Na Gramática da Língua Portuguesa, de M.ª Helena Mira Mateus et al. (Lisboa, Editorial caminho, 2003, pág. 886/887), descreve-se esta particularidade do português:

«O português admite mais generalizadamente do que outras línguas românicas complementos nulos dos verbos, em particular exibe objecto nulo [...]:

(12) O pedro comprou dois livros à filha e ofereceu [-] à filha.»

Pergunta:

Gostaria que me esclarecessem sobre a forma correcta da palavra Serengeti em português. "Serengeti", ou "Serengueti"?

Obrigada!

Resposta:

Pode usar Serengeti ou o aportuguesamento não dicionarizado Serengueti. Serengeti é a designação de um parque nacional da Tanzânia, famoso pela sua vida selvagem. É, ao que parece1, a anglicização de Serengit, «planícies sem fim».

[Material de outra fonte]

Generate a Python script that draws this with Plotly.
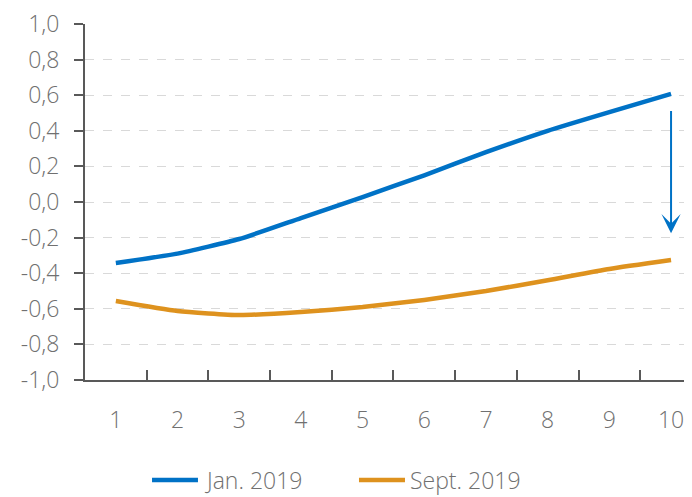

1 A informação é da Wikipédia (artigo sobre Serengeti).

Pergunta:

Porquê a expressão «humor de cão»? Não consigo encontrar em lado nenhum a explicação para esta expressão. Significando «mau humor», o que a originou, se os cães não têm habitualmente mau humor, a não ser que alguém os aborreça bastante?

Resposta:

Não encontro dicionarizada a expressão e, por isso, não tenho elementos seguros ou mais autorizados sobre a sua origem. Sei é que existem outras expressões que incluem a palavra cão para intensificar um estado que pode ser visto negativamente. Diz-se, por exemplo, «fome de cão» (equivalente a «fome de lobo», «apetite extremo») e «está frio como um cão»1 ou «trabalhei como/que nem um cão»2. Assim, atrevo-me a propor que «humor de cão» surgiu na confluência destas locuções: a estrutura sintáctica é a de «fome de cão», e o valor disfórico (negativo) remete para «trabalhar como um cão».

1 Também se diz «está frio que nem um burro». No Brasil diz-se «pra burro» e «pra cachorro», que acaba por retomar o motivo do cão como processo de intensificação.

2 Afonso Praça, no seu Novo Dicionário do Calão (Lisboa, Casa das Letras, 2001), não conseguia explicar este uso: «O vocábulo cão aparece em expressões cujo significado nos escapa. Estão neste caso estudar como cão = estudar muito; trabalhar como um cão = trabalhar muito).»